- [TASK PROMPT]: Wherever the string "this" appears in a line, extract that line.

- [DATASET ROWS]:
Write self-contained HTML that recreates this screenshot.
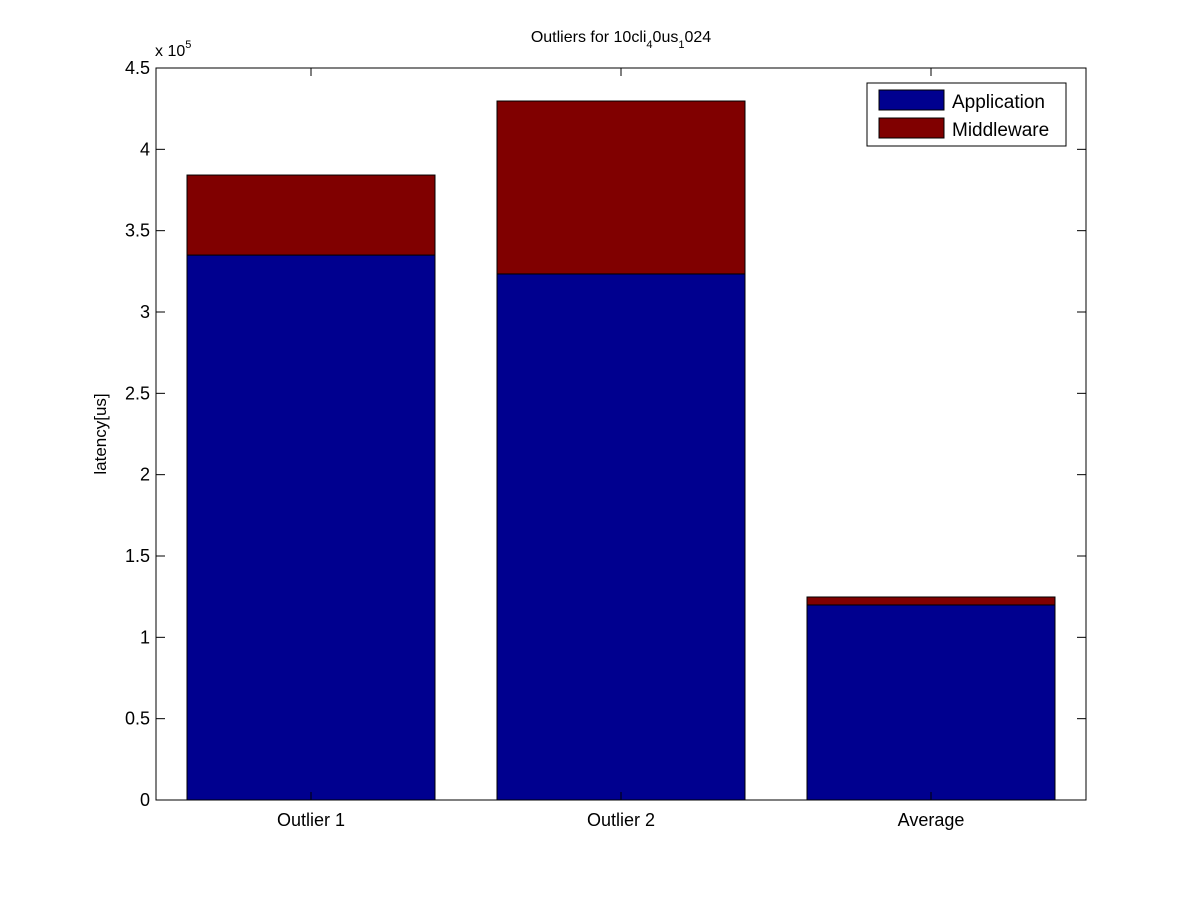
<!DOCTYPE html>
<html><head><meta charset="utf-8"><style>body{margin:0;background:#fff}svg{display:block;font-family:"Liberation Sans",Arial,sans-serif}</style></head>
<body>
<svg id="chart" width="1200" height="900">
<rect width="1200" height="900" fill="#fff"/>
<g id="plot"></g>
<text x="621" y="42" font-size="16" text-anchor="middle">Outliers for 10cli<tspan font-size="11" dy="6">4</tspan><tspan dy="-6">0us</tspan><tspan font-size="11" dy="6">1</tspan><tspan dy="-6">024</tspan></text>
<text transform="translate(106,434) rotate(-90)" font-size="17" text-anchor="middle">latency[us]</text>
<text x="155" y="56" font-size="16">x 10<tspan font-size="11" dy="-8">5</tspan></text>
<g>
<rect x="867" y="83" width="199" height="63" fill="#fff" stroke="#000"/>
<rect x="879" y="90" width="65" height="20" fill="#00008f" stroke="#000"/>
<text x="952" y="108" font-size="19">Application</text>
<rect x="879" y="118" width="65" height="20" fill="#800000" stroke="#000"/>
<text x="952" y="136" font-size="19">Middleware</text>
</g>
</svg>
<script>
const categories = ["Outlier 1", "Outlier 2", "Average"];
const application = [335000, 323400, 119900];
const middleware = [49200, 106300, 4900];
const yTicks = [0, 50000, 100000, 150000, 200000, 250000, 300000, 350000, 400000, 450000];
const yTickLabels = ["0", "0.5", "1", "1.5", "2", "2.5", "3", "3.5", "4", "4.5"];

const L = 156, R = 1086, T = 68, B = 800, yMax = 450000;
const NS = "http://www.w3.org/2000/svg";
const g = document.getElementById('plot');
const xScale = i => L + (i + 0.5) * (R - L) / categories.length;
const yScale = v => B - v / yMax * (B - T);
const bw = 0.8 * (R - L) / categories.length;
function mk(tag, attrs) { const e = document.createElementNS(NS, tag); for (const k in attrs) e.setAttribute(k, attrs[k]); g.appendChild(e); return e; }

categories.forEach((c, i) => {
  const x = xScale(i) - bw / 2;
  const a = mk('rect', {x: x, y: yScale(application[i]), width: bw, height: B - yScale(application[i]), fill: '#00008f', stroke: '#000'});
  
  
  const top = application[i] + middleware[i];
  const m = mk('rect', {x: x, y: yScale(top), width: bw, height: yScale(application[i]) - yScale(top), fill: '#800000', stroke: '#000'});
  
  
  const t = mk('text', {x: xScale(i), y: B + 26, 'font-size': 18, 'text-anchor': 'middle'});
  t.textContent = c;
  
  
  mk('line', {x1: xScale(i), x2: xScale(i), y1: B, y2: B - 8, stroke: '#000'});
  mk('line', {x1: xScale(i), x2: xScale(i), y1: T, y2: T + 8, stroke: '#000'});
});
const frame = mk('rect', {x: L, y: T, width: R - L, height: B - T, fill: 'none', stroke: '#000'});


yTicks.forEach((v, i) => {
  const y = yScale(v);
  mk('line', {x1: L, x2: L + 9, y1: y, y2: y, stroke: '#000'});
  mk('line', {x1: R, x2: R - 9, y1: y, y2: y, stroke: '#000'});
  const t = mk('text', {x: L - 6, y: y + 6, 'font-size': 18, 'text-anchor': 'end'});
  t.textContent = yTickLabels[i];
  
  
});
</script>
</body></html>
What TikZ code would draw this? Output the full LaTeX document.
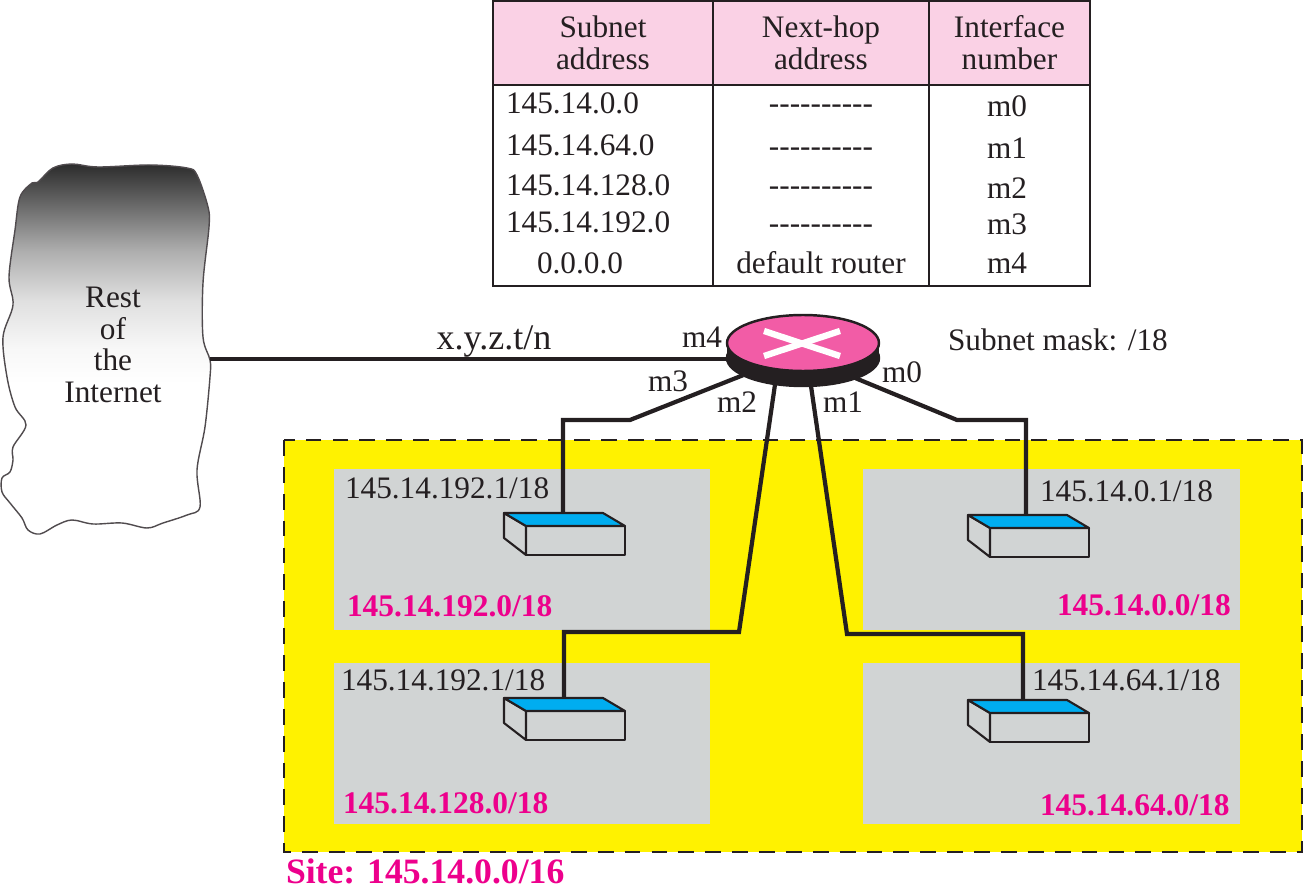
\documentclass[tikz,border=0pt]{standalone}
\usepackage{fontspec}
\setmainfont{Liberation Serif}
\usetikzlibrary{shapes.geometric}
\definecolor{siteyellow}{rgb}{1.00,0.95,0.00}
\definecolor{subnetgray}{rgb}{0.82,0.83,0.83}
\definecolor{sitepink}{rgb}{0.93,0.00,0.55}
\definecolor{routerpink}{rgb}{0.95,0.36,0.65}
\definecolor{headpink}{rgb}{0.98,0.82,0.90}
\definecolor{hubblue}{rgb}{0.00,0.68,0.94}
\definecolor{inkblack}{rgb}{0.14,0.12,0.13}
\pgfdeclareverticalshading{cloudfade}{100bp}{
  color(0bp)=(white); color(45.4bp)=(white);
  color(50.2bp)=(black!3); color(56.4bp)=(black!12);
  color(63.3bp)=(black!32); color(70.2bp)=(black!62);
  color(75bp)=(black!83); color(100bp)=(black!83)
}
\newcommand{\nohop}{-{}-{}-{}-{}-{}-{}-{}-{}-{}-}
\tikzset{
  txt/.style={text=inkblack, inner sep=0pt, outer sep=0pt,
    font=\fontsize{17.8}{18.1}\selectfont},
  bigtxt/.style={txt, font=\fontsize{20.5}{24}\selectfont},
  subnetlbl/.style={txt, anchor=base west, text=sitepink,
    font=\fontsize{17.9}{18.1}\selectfont\bfseries},
  addrlbl/.style={txt, anchor=base west},
  headcell/.style={txt, draw=inkblack, line width=1.1pt, fill=headpink,
    align=center, minimum height=1.68cm},
  bodycell/.style={draw=inkblack, line width=1.1pt},
  subnetbox/.style={fill=subnetgray},
  wire/.style={draw=inkblack, line width=2.4pt},
  hubline/.style={draw=inkblack, line width=1.2pt, line join=round},
  hubfront/.style={hubline, fill=subnetgray, minimum width=1.98cm,
    minimum height=0.58cm, inner sep=0pt, outer sep=0pt},
  routerdisc/.style={ellipse, draw=inkblack, line width=1.4pt, inner sep=0pt,
    outer sep=0pt, minimum width=3.04cm, minimum height=1.12cm}
}
\begin{document}
\begin{tikzpicture}[x=0.02cm,y=-0.02cm]
  \useasboundingbox (0,0) rectangle (1303,895);

  % Routing table, header row then the three body columns.
  \node[headcell, minimum width=4.4cm] (subnethead) at (603,43) {Subnet\\address};
  \node[headcell, minimum width=4.32cm] (hophead) at (821,43) {Next-hop\\address};
  \node[headcell, minimum width=3.22cm] (ifacehead) at (1009.5,43) {Interface\\number};
  \draw[bodycell] (493,85) rectangle (713,286);
  \draw[bodycell] (713,85) rectangle (929,286);
  \draw[bodycell] (929,85) rectangle (1090,286);
  \foreach \addr/\ya/\yb/\yc/\ifname in {145.14.0.0/114/114/117/m0,145.14.64.0/156/157/159/m1,
      145.14.128.0/196/196/199/m2,145.14.192.0/233/234/235/m3}{
    \node[txt, anchor=base west] at (506,\ya) {\addr};
    \node[txt, anchor=base] at (821,\yb) {\nohop};
    \node[txt, anchor=base] at (1007,\yc) {\ifname};
  }
  \node[txt, anchor=base west] (defaultaddr) at (537,274) {0.0.0.0};
  \node[txt, anchor=base] (defaulthop) at (821,274) {default router};
  \node[txt, anchor=base] (defaultif) at (1007,274) {m4};

  % Rest of the Internet.
  \shade[shading=cloudfade, draw=inkblack!80, line width=0.8pt] plot[smooth cycle, tension=0.55] coordinates {
    (72,164) (98,167) (150,165) (187,168) (197,175) (208,207) (209,227) (203,283)
    (203,337) (210,360) (210,377) (205,427) (197,470) (200,507) (187,515) (163,523)
    (147,528) (122,523) (93,524) (72,520) (57,525) (40,534) (28,530) (22,518)
    (10,503) (2,492) (2,478) (10,472) (13,460) (13,447) (26,425) (15,407) (7,377)
    (3,337) (13,305) (9,277) (15,230) (20,197) (32,183) (38,182) (53,168)};
  \node[txt, align=center] (rest) at (113,345) {Rest\\of\\the\\Internet};
  \coordinate (cloudedge) at (210,359);

  % Site and its four subnets.
  \fill[siteyellow] (284,440) rectangle (1302,852);
  \draw[draw=inkblack, line width=1.1pt, dash pattern=on 9pt off 6.3pt] (284,440) rectangle (1302,852);
  \fill[subnetbox] (334,469) rectangle (710,630);
  \fill[subnetbox] (863,469) rectangle (1240,630);
  \fill[subnetbox] (334,663) rectangle (710,824);
  \fill[subnetbox] (863,663) rectangle (1240,824);

  % Router.
  \node[routerdisc, fill=inkblack] (routerside) at (803,358) {};
  \fill[inkblack] (routerside.west) rectangle (803,343) (803,343) rectangle (routerside.east);
  \node[routerdisc, fill=routerpink] (router) at (803,343) {};
  \draw[white, line width=3.6pt] (router.center) +(-39,-12) -- +(37,13);
  \draw[white, line width=3.6pt] (router.center) +(-39,13) -- +(37,-12);

  % Hubs, one per subnet.
  \foreach \name/\x/\y/\p in {hubtl/504/513/59,hubtr/968/515/58,hubbl/504/698/60,hubbr/968/700/55}{
    \node[hubfront] (\name) at (\x+71.5,\y+27.5) {};
    \draw[hubline, fill=subnetgray] (\name.north west) -- ++(-22,-13) -- ++(0,25) -- (\name.south west) -- cycle;
    \draw[hubline, fill=hubblue] (\name.north west) -- ++(-22,-13) -- ++(99,0) -- (\name.north east) -- cycle;
    \coordinate (\name-port) at (\x+\p,\y);
  }

  % Links out of the router.
  \draw[wire] (cloudedge) -- (cloudedge -| routerside.west);
  \draw[wire] (routerside.196) -- (630,420) -| (hubtl-port);
  \draw[wire] (routerside.339) -- (957,420) -| (hubtr-port);
  \draw[wire] (routerside.223) -- (739,632) -| (hubbl-port);
  \draw[wire] (routerside.286) -- (847,634) -| (hubbr-port);

  % Interface and network labels.
  \node[bigtxt, anchor=base] (extaddr) at (494,350) {x.y.z.t/n};
  \node[txt, anchor=base east] (mfour) at (722,348) {m4};
  \node[txt, anchor=base west] (mthree) at (648,392) {m3};
  \node[txt, anchor=base west] (mtwo) at (717,413) {m2};
  \node[txt, anchor=base west] (mone) at (823,413) {m1};
  \node[txt, anchor=base west] (mzero) at (882,383) {m0};
  \node[txt, anchor=base west] (masklbl) at (948,351) {Subnet mask: /18};

  \node[addrlbl] (addrtl) at (345,499) {145.14.192.1/18};
  \node[addrlbl] (addrtr) at (1040,501) {145.14.0.1/18};
  \node[addrlbl] (addrbl) at (341,690) {145.14.192.1/18};
  \node[addrlbl] (addrbr) at (1032,690) {145.14.64.1/18};
  \node[subnetlbl] (nettl) at (347,616) {145.14.192.0/18};
  \node[subnetlbl] (nettr) at (1057,615) {145.14.0.0/18};
  \node[subnetlbl] (netbl) at (343,813) {145.14.128.0/18};
  \node[subnetlbl] (netbr) at (1040,815) {145.14.64.0/18};
  \node[subnetlbl, font=\fontsize{20.3}{24}\selectfont\bfseries] (sitelbl) at (286,883) {Site: 145.14.0.0/16};
\end{tikzpicture}
\end{document}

- [REPLY]:
Write self-contained HTML that recreates this screenshot.
What TikZ code would draw this? Output the full LaTeX document.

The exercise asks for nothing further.